WRITTEN REQUEST: Every line below should be copied exactly; drop the pictures.
[BEGIN]
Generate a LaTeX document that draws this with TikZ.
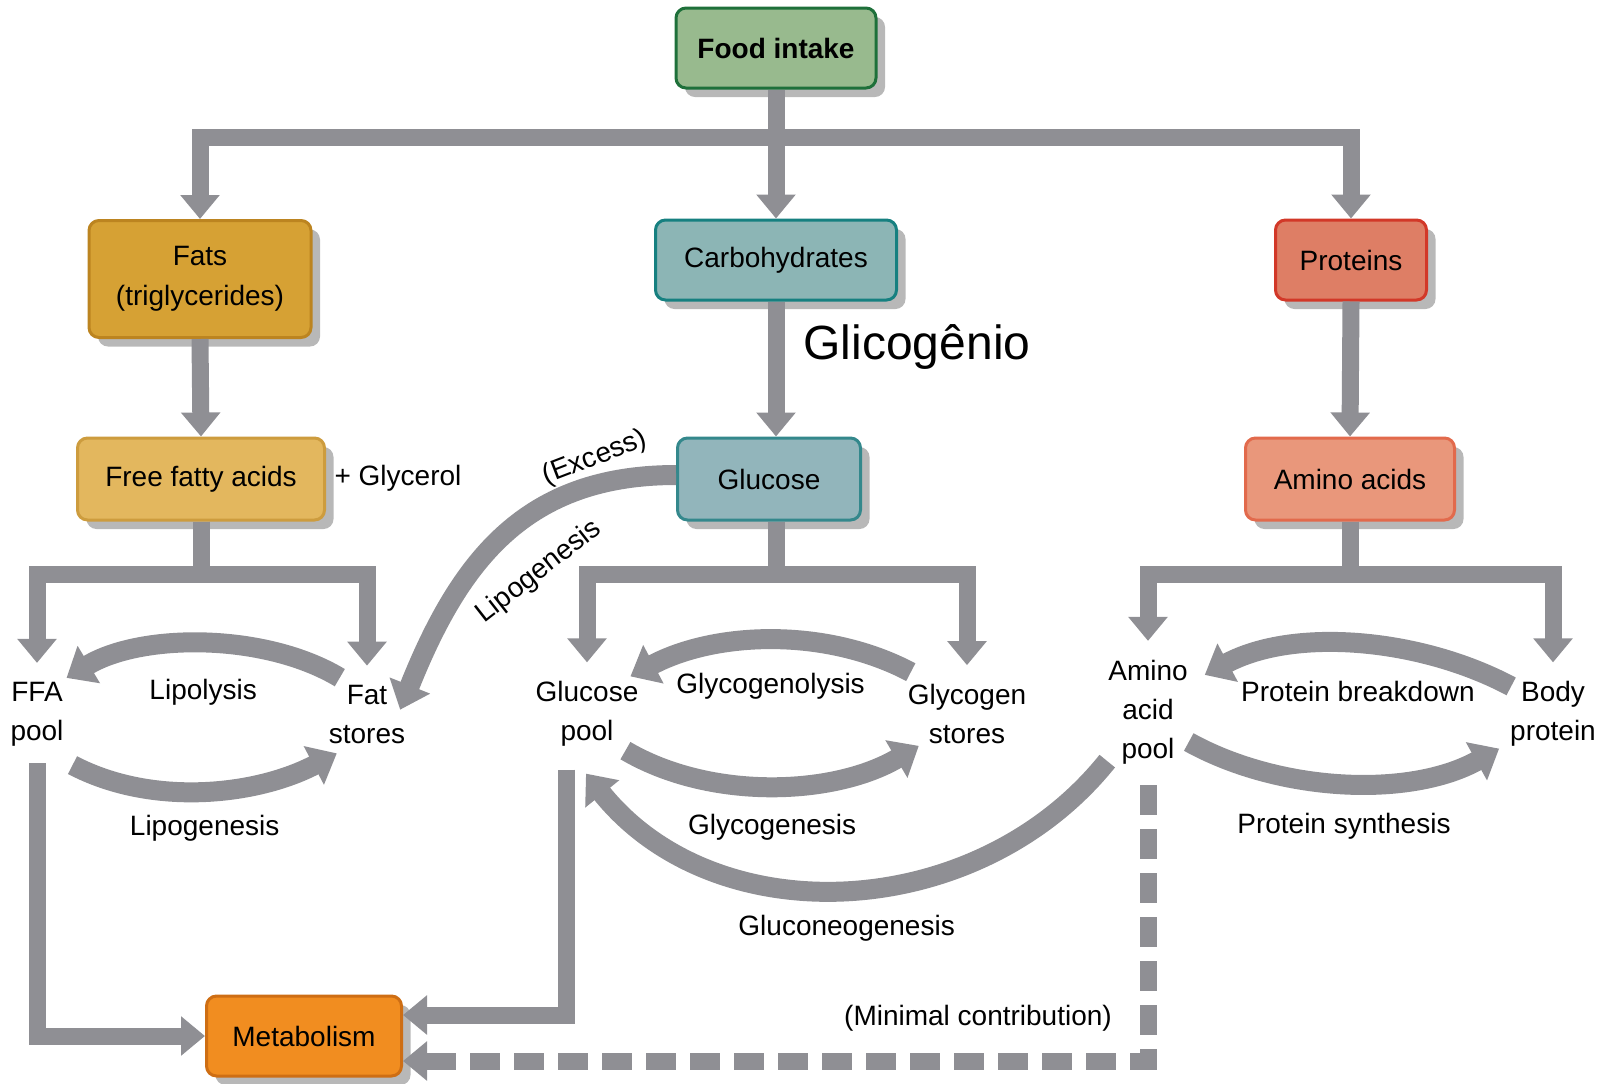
\documentclass[tikz,border=0pt]{standalone}
\usepackage{fontspec}
\setmainfont{Liberation Sans}
\usepackage{tikz}
\usetikzlibrary{arrows.meta,shadows}
\definecolor{flowgray}{RGB}{143,143,148}
\definecolor{foodfill}{RGB}{152,186,142}
\definecolor{fooddraw}{RGB}{30,112,58}
\definecolor{fatsfill}{RGB}{214,161,52}
\definecolor{fatsdraw}{RGB}{188,132,32}
\definecolor{ffafill}{RGB}{227,183,94}
\definecolor{ffadraw}{RGB}{205,156,62}
\definecolor{carbfill}{RGB}{140,181,181}
\definecolor{carbdraw}{RGB}{22,128,128}
\definecolor{glucfill}{RGB}{146,181,187}
\definecolor{glucdraw}{RGB}{52,136,140}
\definecolor{protfill}{RGB}{222,126,101}
\definecolor{protdraw}{RGB}{210,56,40}
\definecolor{aminofill}{RGB}{233,151,123}
\definecolor{aminodraw}{RGB}{226,106,76}
\definecolor{metabfill}{RGB}{241,141,32}
\definecolor{metabdraw}{RGB}{206,110,20}
\tikzset{box/.style={draw,rounded corners=5pt,line width=1.5pt,align=center,
    font=\fontsize{14}{20}\selectfont,
    drop shadow={shadow xshift=4.5pt,shadow yshift=-4.5pt,fill=black!35,opacity=.8}},
  lbl/.style={align=center,font=\fontsize{14}{19.5}\selectfont},
  thickflow/.style={draw=flowgray,line width=8.5pt,-{Triangle[width=19pt,length=12pt]}},
  arcflow/.style={draw=flowgray,line width=10pt,-{Triangle[width=21pt,length=13pt]}}}

\begin{document}
\begin{tikzpicture}[x=0.5pt,y=-0.5pt]
\useasboundingbox (0,0) rectangle (1612,1083);

\node[box,fill=foodfill,draw=fooddraw,minimum width=100pt,minimum height=40pt,
  font=\bfseries\fontsize{14}{20}\selectfont] (food) at (776,48) {Food intake};
\node[box,fill=fatsfill,draw=fatsdraw,minimum width=111pt,minimum height=58.5pt]
  (fats) at (200,279) {Fats\\(triglycerides)};
\node[box,fill=carbfill,draw=carbdraw,minimum width=120.5pt,minimum height=40pt]
  (carb) at (776,260) {Carbohydrates};
\node[box,fill=protfill,draw=protdraw,minimum width=75.5pt,minimum height=40pt]
  (prot) at (1351,260) {Proteins};
\node[box,fill=ffafill,draw=ffadraw,minimum width=123.5pt,minimum height=41pt]
  (fatty) at (201,479) {Free fatty acids};
\node[box,fill=glucfill,draw=glucdraw,minimum width=91.5pt,minimum height=41pt]
  (gluc) at (769,479) {Glucose};
\node[box,fill=aminofill,draw=aminodraw,minimum width=104.5pt,minimum height=41pt]
  (amino) at (1350,479) {Amino acids};
\node[box,fill=metabfill,draw=metabdraw,minimum width=97.5pt,minimum height=40pt]
  (metab) at (304,1036) {Metabolism};

\node[lbl] (ffa) at (37,714) {FFA\\pool};
\node[lbl] (fat) at (367,714) {Fat\\stores};
\node[lbl] (gpool) at (587,714) {Glucose\\pool};
\node[lbl] (glyc) at (967,714) {Glycogen\\stores};
\node[lbl] (apool) at (1148,712) {Amino\\acid\\pool};
\node[lbl] (body) at (1553,714) {Body\\protein};
\node[lbl] (glycerol) at (398,478) {+ Glycerol};
\node[lbl,font=\fontsize{24}{28}\selectfont] (glico) at (917,347) {Glicogênio};

\coordinate (top) at (776,137);
\draw[thickflow] (food.south) -- (carb.north);
\draw[thickflow] (top) -| (fats.north);
\draw[thickflow] (top) -| (prot.north);
\draw[thickflow] (fats.south) -- (fatty.north);
\draw[thickflow] (carb.south) -- (carb.south |- gluc.north);
\draw[thickflow] (prot.south) -- (amino.north);

\draw[thickflow,shorten >=6pt] (fatty.south) -- ++(0,53) -| (ffa.north);
\draw[thickflow,shorten >=6pt] (fatty.south) -- ++(0,53) -| (fat.north);
\draw[thickflow,shorten >=6pt] (carb.south |- gluc.south) -- ++(0,53) -| (gpool.north);
\draw[thickflow,shorten >=6pt] (carb.south |- gluc.south) -- ++(0,53) -| (glyc.north);
\draw[thickflow,shorten >=6pt] (amino.south) -- ++(0,53) -| (apool.north);
\draw[thickflow,shorten >=6pt] (amino.south) -- ++(0,53) -| (body.north);

\draw[arcflow] ([shift={(18,0)}]fat.north west) .. controls +(-75,-45) and +(75,-45)
  .. ([shift={(-4,3)}]ffa.north east) node[midway,lbl,below=9pt] (lipol) {Lipolysis};
\draw[arcflow] ([shift={(2,12)}]ffa.south east) .. controls +(80,42) and +(-80,42)
  .. ([shift={(15,3)}]fat.south west) node[midway,lbl,below=4pt] (lipog) {Lipogenesis};
\draw[arcflow] ([shift={(10,-5)}]glyc.north west) .. controls +(-85,-45) and +(85,-45)
  .. ([shift={(-15,2)}]gpool.north east) node[midway,lbl,below=8pt] (glyco) {Glycogenolysis};
\draw[arcflow] ([shift={(-20,-3)}]gpool.south east) .. controls +(85,50) and +(-85,50)
  .. ([shift={(18,-5)}]glyc.south west) node[midway,lbl,below=6pt] (glycog) {Glycogenesis};
\draw[arcflow] ([shift={(8,12)}]body.north west) .. controls +(-90,-48) and +(90,-48)
  .. ([shift={(10,22)}]apool.north east) node[midway,lbl,below=10pt] (pbreak) {Protein breakdown};
\draw[arcflow] ([shift={(-6,30)}]apool.east) .. controls +(90,50) and +(-90,50)
  .. ([shift={(-4,-5)}]body.south west) node[midway,lbl,below=7pt] (psyn) {Protein synthesis};
\draw[arcflow] ([shift={(6,-10)}]apool.south west) .. controls +(-130,162) and +(130,162)
  .. ([shift={(-1,20)}]gpool.south) node[midway,lbl,below=5pt] (gneo) {Gluconeogenesis};
\draw[arcflow] ([shift={(0,-4)}]gluc.west) .. controls +(-150,0) and +(60,-150)
  .. ([shift={(-12,32)}]fat.north east);
\node[lbl,rotate=21] (excess) at (595,458) {(Excess)};
\node[lbl,rotate=38] (lipog2) at (539,572) {Lipogenesis};

\draw[thickflow,shorten <=5pt] (ffa.south) |- (metab.west);
\draw[thickflow,shorten <=8pt] ([xshift=-10.5pt]gpool.south) |- ([yshift=10.5pt]metab.east);
\draw[thickflow,shorten <=7pt,dash pattern=on 15pt off 7pt]
  (apool.south) |- ([yshift=-12.5pt]metab.east);
\node[lbl] (minimal) at (978,1018) {(Minimal contribution)};
\end{tikzpicture}
\end{document}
[END]
ANSWER FOR THE TASK:
Generate a LaTeX document that draws this with TikZ.
\documentclass[tikz,border=0pt]{standalone}
\usepackage{fontspec}
\setmainfont{Liberation Sans}
\usepackage{tikz}
\usetikzlibrary{arrows.meta,shadows}
\definecolor{flowgray}{RGB}{143,143,148}
\definecolor{foodfill}{RGB}{152,186,142}
\definecolor{fooddraw}{RGB}{30,112,58}
\definecolor{fatsfill}{RGB}{214,161,52}
\definecolor{fatsdraw}{RGB}{188,132,32}
\definecolor{ffafill}{RGB}{227,183,94}
\definecolor{ffadraw}{RGB}{205,156,62}
\definecolor{carbfill}{RGB}{140,181,181}
\definecolor{carbdraw}{RGB}{22,128,128}
\definecolor{glucfill}{RGB}{146,181,187}
\definecolor{glucdraw}{RGB}{52,136,140}
\definecolor{protfill}{RGB}{222,126,101}
\definecolor{protdraw}{RGB}{210,56,40}
\definecolor{aminofill}{RGB}{233,151,123}
\definecolor{aminodraw}{RGB}{226,106,76}
\definecolor{metabfill}{RGB}{241,141,32}
\definecolor{metabdraw}{RGB}{206,110,20}
\tikzset{box/.style={draw,rounded corners=5pt,line width=1.5pt,align=center,
    font=\fontsize{14}{20}\selectfont,
    drop shadow={shadow xshift=4.5pt,shadow yshift=-4.5pt,fill=black!35,opacity=.8}},
  lbl/.style={align=center,font=\fontsize{14}{19.5}\selectfont},
  thickflow/.style={draw=flowgray,line width=8.5pt,-{Triangle[width=19pt,length=12pt]}},
  arcflow/.style={draw=flowgray,line width=10pt,-{Triangle[width=21pt,length=13pt]}}}

\begin{document}
\begin{tikzpicture}[x=0.5pt,y=-0.5pt]
\useasboundingbox (0,0) rectangle (1612,1083);

\node[box,fill=foodfill,draw=fooddraw,minimum width=100pt,minimum height=40pt,
  font=\bfseries\fontsize{14}{20}\selectfont] (food) at (776,48) {Food intake};
\node[box,fill=fatsfill,draw=fatsdraw,minimum width=111pt,minimum height=58.5pt]
  (fats) at (200,279) {Fats\\(triglycerides)};
\node[box,fill=carbfill,draw=carbdraw,minimum width=120.5pt,minimum height=40pt]
  (carb) at (776,260) {Carbohydrates};
\node[box,fill=protfill,draw=protdraw,minimum width=75.5pt,minimum height=40pt]
  (prot) at (1351,260) {Proteins};
\node[box,fill=ffafill,draw=ffadraw,minimum width=123.5pt,minimum height=41pt]
  (fatty) at (201,479) {Free fatty acids};
\node[box,fill=glucfill,draw=glucdraw,minimum width=91.5pt,minimum height=41pt]
  (gluc) at (769,479) {Glucose};
\node[box,fill=aminofill,draw=aminodraw,minimum width=104.5pt,minimum height=41pt]
  (amino) at (1350,479) {Amino acids};
\node[box,fill=metabfill,draw=metabdraw,minimum width=97.5pt,minimum height=40pt]
  (metab) at (304,1036) {Metabolism};

\node[lbl] (ffa) at (37,714) {FFA\\pool};
\node[lbl] (fat) at (367,714) {Fat\\stores};
\node[lbl] (gpool) at (587,714) {Glucose\\pool};
\node[lbl] (glyc) at (967,714) {Glycogen\\stores};
\node[lbl] (apool) at (1148,712) {Amino\\acid\\pool};
\node[lbl] (body) at (1553,714) {Body\\protein};
\node[lbl] (glycerol) at (398,478) {+ Glycerol};
\node[lbl,font=\fontsize{24}{28}\selectfont] (glico) at (917,347) {Glicogênio};

\coordinate (top) at (776,137);
\draw[thickflow] (food.south) -- (carb.north);
\draw[thickflow] (top) -| (fats.north);
\draw[thickflow] (top) -| (prot.north);
\draw[thickflow] (fats.south) -- (fatty.north);
\draw[thickflow] (carb.south) -- (carb.south |- gluc.north);
\draw[thickflow] (prot.south) -- (amino.north);

\draw[thickflow,shorten >=6pt] (fatty.south) -- ++(0,53) -| (ffa.north);
\draw[thickflow,shorten >=6pt] (fatty.south) -- ++(0,53) -| (fat.north);
\draw[thickflow,shorten >=6pt] (carb.south |- gluc.south) -- ++(0,53) -| (gpool.north);
\draw[thickflow,shorten >=6pt] (carb.south |- gluc.south) -- ++(0,53) -| (glyc.north);
\draw[thickflow,shorten >=6pt] (amino.south) -- ++(0,53) -| (apool.north);
\draw[thickflow,shorten >=6pt] (amino.south) -- ++(0,53) -| (body.north);

\draw[arcflow] ([shift={(18,0)}]fat.north west) .. controls +(-75,-45) and +(75,-45)
  .. ([shift={(-4,3)}]ffa.north east) node[midway,lbl,below=9pt] (lipol) {Lipolysis};
\draw[arcflow] ([shift={(2,12)}]ffa.south east) .. controls +(80,42) and +(-80,42)
  .. ([shift={(15,3)}]fat.south west) node[midway,lbl,below=4pt] (lipog) {Lipogenesis};
\draw[arcflow] ([shift={(10,-5)}]glyc.north west) .. controls +(-85,-45) and +(85,-45)
  .. ([shift={(-15,2)}]gpool.north east) node[midway,lbl,below=8pt] (glyco) {Glycogenolysis};
\draw[arcflow] ([shift={(-20,-3)}]gpool.south east) .. controls +(85,50) and +(-85,50)
  .. ([shift={(18,-5)}]glyc.south west) node[midway,lbl,below=6pt] (glycog) {Glycogenesis};
\draw[arcflow] ([shift={(8,12)}]body.north west) .. controls +(-90,-48) and +(90,-48)
  .. ([shift={(10,22)}]apool.north east) node[midway,lbl,below=10pt] (pbreak) {Protein breakdown};
\draw[arcflow] ([shift={(-6,30)}]apool.east) .. controls +(90,50) and +(-90,50)
  .. ([shift={(-4,-5)}]body.south west) node[midway,lbl,below=7pt] (psyn) {Protein synthesis};
\draw[arcflow] ([shift={(6,-10)}]apool.south west) .. controls +(-130,162) and +(130,162)
  .. ([shift={(-1,20)}]gpool.south) node[midway,lbl,below=5pt] (gneo) {Gluconeogenesis};
\draw[arcflow] ([shift={(0,-4)}]gluc.west) .. controls +(-150,0) and +(60,-150)
  .. ([shift={(-12,32)}]fat.north east);
\node[lbl,rotate=21] (excess) at (595,458) {(Excess)};
\node[lbl,rotate=38] (lipog2) at (539,572) {Lipogenesis};

\draw[thickflow,shorten <=5pt] (ffa.south) |- (metab.west);
\draw[thickflow,shorten <=8pt] ([xshift=-10.5pt]gpool.south) |- ([yshift=10.5pt]metab.east);
\draw[thickflow,shorten <=7pt,dash pattern=on 15pt off 7pt]
  (apool.south) |- ([yshift=-12.5pt]metab.east);
\node[lbl] (minimal) at (978,1018) {(Minimal contribution)};
\end{tikzpicture}
\end{document}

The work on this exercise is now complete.